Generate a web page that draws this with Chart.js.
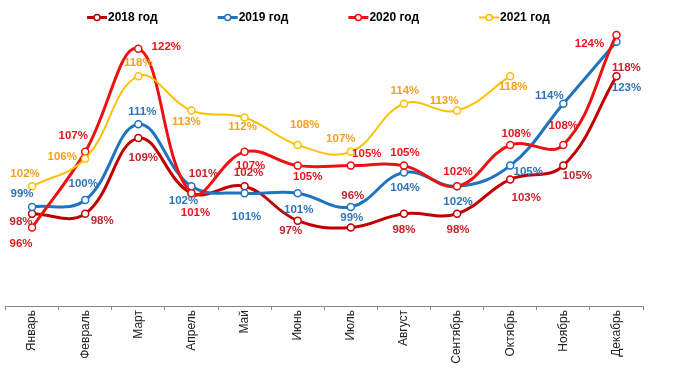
<!DOCTYPE html>
<html>
<head>
<meta charset="utf-8">
<script src="https://cdn.jsdelivr.net/npm/chart.js@4.4.1/dist/chart.umd.min.js"></script>
<style>
  html, body { margin: 0; padding: 0; background: #fff; }
</style>
</head>
<body>
<canvas id="chart" width="680" height="369"></canvas>
<script>
const months = ['Январь', 'Февраль', 'Март', 'Апрель', 'Май', 'Июнь', 'Июль', 'Август', 'Сентябрь', 'Октябрь', 'Ноябрь', 'Декабрь'];
const seriesNames = ['2018 год', '2019 год', '2020 год', '2021 год'];
const values2018 = [98, 98, 109, 101, 102, 97, 96, 98, 98, 103, 105, 118];
const values2019 = [99, 100, 111, 102, 101, 101, 99, 104, 102, 105, 114, 123];
const values2020 = [96, 107, 122, 101, 107, 105, 105, 105, 102, 108, 108, 124];
const values2021 = [102, 106, 118, 113, 112, 108, 107, 114, 113, 118, null, null];

// styling
const lineColors = ['#C00000', '#1F74C0', '#EE1111', '#FFC000'];
const labelColors = ['#C0262D', '#2E75B6', '#E8161E', '#F5A020'];
const lineWidths = [3, 3, 3, 2];
const fontFamily = '"Liberation Sans", Arial, sans-serif';

// label offsets from the point, px
const labelOffsets = [
  [[-11, 8], [17, 7], [5, 20], [12, -19], [4, -13], [-7, 10], [2, -32], [0, 16], [1, 16], [16, 18], [14, 10], [10, -8]],
  [[-10, -13], [-2, -16], [4, -13], [-8, 15], [2, 24], [1, 17], [1, 11], [1, 15], [1, 16], [18, 6], [-14, -8], [10, 46]],
  [[-11, 16], [-12, -16], [28, -2], [4, 20], [6, 14], [10, 11], [16, -12], [1, -13], [1, -14], [6, -11], [0, -19], [-27, 9]],
  [[-7, -12], [-23, -2], [0, -13], [-5, 11], [-2, 9], [7, -20], [-10, -13], [1, -13], [-13, -10], [3, 11], [0, 0], [0, 0]]
];

const allValues = [values2018, values2019, values2020, values2021];

const pointLabels = {
  id: 'pointLabels',
  afterDatasetsDraw(chart) {
    const ctx = chart.ctx;
    ctx.save();
    ctx.font = 'bold 11.5px ' + fontFamily;
    ctx.textAlign = 'center';
    ctx.textBaseline = 'middle';
    chart.data.datasets.forEach((ds, i) => {
      const meta = chart.getDatasetMeta(i);
      meta.data.forEach((pt, j) => {
        const v = ds.data[j];
        if (v == null) return;
        const [dx, dy] = labelOffsets[i][j];
        ctx.fillStyle = labelColors[i];
        ctx.fillText(v + '%', pt.x + dx, pt.y + dy);
      });
    });

    // legend row
    ctx.font = 'bold 12px ' + fontFamily;
    ctx.textAlign = 'left';
    seriesNames.forEach((name, i) => {
      const x0 = 87 + i * 130.7;
      const y = 17.5;
      ctx.strokeStyle = lineColors[i];
      ctx.lineWidth = lineWidths[i];
      ctx.beginPath();
      ctx.moveTo(x0, y);
      ctx.lineTo(x0 + 20, y);
      ctx.stroke();
      ctx.beginPath();
      ctx.arc(x0 + 10, y, 3, 0, Math.PI * 2);
      ctx.fillStyle = '#fff';
      ctx.fill();
      ctx.lineWidth = 1.5;
      ctx.stroke();
      ctx.fillStyle = '#000';
      ctx.fillText(name, x0 + 21, y);
    });
    ctx.restore();
  }
};

const makeSet = (i, order) => ({
  label: seriesNames[i],
  data: allValues[i],
  borderColor: lineColors[i],
  borderWidth: lineWidths[i],
  pointRadius: 3.5,
  pointBackgroundColor: '#fff',
  pointBorderColor: lineColors[i],
  pointBorderWidth: 1.5,
  tension: 0.4,
  fill: false,
  order: order
});

new Chart(document.getElementById('chart'), {
  type: 'line',
  data: {
    labels: months,
    datasets: [makeSet(0, 3), makeSet(1, 2), makeSet(2, 1), makeSet(3, 0)]
  },
  options: {
    responsive: false,
    animation: false,
    layout: { padding: { top: 28, left: 2, right: 37, bottom: 0 } },
    plugins: {
      legend: { display: false },
      tooltip: { enabled: false }
    },
    scales: {
      x: {
        offset: true,
        grid: { offset: true, drawOnChartArea: false, tickLength: 4, color: '#868686' },
        border: { color: '#868686', width: 1 },
        ticks: {
          minRotation: 90, maxRotation: 90, autoSkip: false, padding: 0,
          color: '#222', font: { family: fontFamily, size: 12 }
        },
        afterFit(scale) { scale.height = 63; }
      },
      y: { display: false, min: 84.6, max: 125 }
    }
  },
  plugins: [pointLabels]
});
</script>
</body>
</html>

════

Task to carry out: Go through the data above and transcribe it in full, omitting any image.

Answer to this problem:
Generate a web page that draws this with Chart.js.
<!DOCTYPE html>
<html>
<head>
<meta charset="utf-8">
<script src="https://cdn.jsdelivr.net/npm/chart.js@4.4.1/dist/chart.umd.min.js"></script>
<style>
  html, body { margin: 0; padding: 0; background: #fff; }
</style>
</head>
<body>
<canvas id="chart" width="680" height="369"></canvas>
<script>
const months = ['Январь', 'Февраль', 'Март', 'Апрель', 'Май', 'Июнь', 'Июль', 'Август', 'Сентябрь', 'Октябрь', 'Ноябрь', 'Декабрь'];
const seriesNames = ['2018 год', '2019 год', '2020 год', '2021 год'];
const values2018 = [98, 98, 109, 101, 102, 97, 96, 98, 98, 103, 105, 118];
const values2019 = [99, 100, 111, 102, 101, 101, 99, 104, 102, 105, 114, 123];
const values2020 = [96, 107, 122, 101, 107, 105, 105, 105, 102, 108, 108, 124];
const values2021 = [102, 106, 118, 113, 112, 108, 107, 114, 113, 118, null, null];

// styling
const lineColors = ['#C00000', '#1F74C0', '#EE1111', '#FFC000'];
const labelColors = ['#C0262D', '#2E75B6', '#E8161E', '#F5A020'];
const lineWidths = [3, 3, 3, 2];
const fontFamily = '"Liberation Sans", Arial, sans-serif';

// label offsets from the point, px
const labelOffsets = [
  [[-11, 8], [17, 7], [5, 20], [12, -19], [4, -13], [-7, 10], [2, -32], [0, 16], [1, 16], [16, 18], [14, 10], [10, -8]],
  [[-10, -13], [-2, -16], [4, -13], [-8, 15], [2, 24], [1, 17], [1, 11], [1, 15], [1, 16], [18, 6], [-14, -8], [10, 46]],
  [[-11, 16], [-12, -16], [28, -2], [4, 20], [6, 14], [10, 11], [16, -12], [1, -13], [1, -14], [6, -11], [0, -19], [-27, 9]],
  [[-7, -12], [-23, -2], [0, -13], [-5, 11], [-2, 9], [7, -20], [-10, -13], [1, -13], [-13, -10], [3, 11], [0, 0], [0, 0]]
];

const allValues = [values2018, values2019, values2020, values2021];

const pointLabels = {
  id: 'pointLabels',
  afterDatasetsDraw(chart) {
    const ctx = chart.ctx;
    ctx.save();
    ctx.font = 'bold 11.5px ' + fontFamily;
    ctx.textAlign = 'center';
    ctx.textBaseline = 'middle';
    chart.data.datasets.forEach((ds, i) => {
      const meta = chart.getDatasetMeta(i);
      meta.data.forEach((pt, j) => {
        const v = ds.data[j];
        if (v == null) return;
        const [dx, dy] = labelOffsets[i][j];
        ctx.fillStyle = labelColors[i];
        ctx.fillText(v + '%', pt.x + dx, pt.y + dy);
      });
    });

    // legend row
    ctx.font = 'bold 12px ' + fontFamily;
    ctx.textAlign = 'left';
    seriesNames.forEach((name, i) => {
      const x0 = 87 + i * 130.7;
      const y = 17.5;
      ctx.strokeStyle = lineColors[i];
      ctx.lineWidth = lineWidths[i];
      ctx.beginPath();
      ctx.moveTo(x0, y);
      ctx.lineTo(x0 + 20, y);
      ctx.stroke();
      ctx.beginPath();
      ctx.arc(x0 + 10, y, 3, 0, Math.PI * 2);
      ctx.fillStyle = '#fff';
      ctx.fill();
      ctx.lineWidth = 1.5;
      ctx.stroke();
      ctx.fillStyle = '#000';
      ctx.fillText(name, x0 + 21, y);
    });
    ctx.restore();
  }
};

const makeSet = (i, order) => ({
  label: seriesNames[i],
  data: allValues[i],
  borderColor: lineColors[i],
  borderWidth: lineWidths[i],
  pointRadius: 3.5,
  pointBackgroundColor: '#fff',
  pointBorderColor: lineColors[i],
  pointBorderWidth: 1.5,
  tension: 0.4,
  fill: false,
  order: order
});

new Chart(document.getElementById('chart'), {
  type: 'line',
  data: {
    labels: months,
    datasets: [makeSet(0, 3), makeSet(1, 2), makeSet(2, 1), makeSet(3, 0)]
  },
  options: {
    responsive: false,
    animation: false,
    layout: { padding: { top: 28, left: 2, right: 37, bottom: 0 } },
    plugins: {
      legend: { display: false },
      tooltip: { enabled: false }
    },
    scales: {
      x: {
        offset: true,
        grid: { offset: true, drawOnChartArea: false, tickLength: 4, color: '#868686' },
        border: { color: '#868686', width: 1 },
        ticks: {
          minRotation: 90, maxRotation: 90, autoSkip: false, padding: 0,
          color: '#222', font: { family: fontFamily, size: 12 }
        },
        afterFit(scale) { scale.height = 63; }
      },
      y: { display: false, min: 84.6, max: 125 }
    }
  },
  plugins: [pointLabels]
});
</script>
</body>
</html>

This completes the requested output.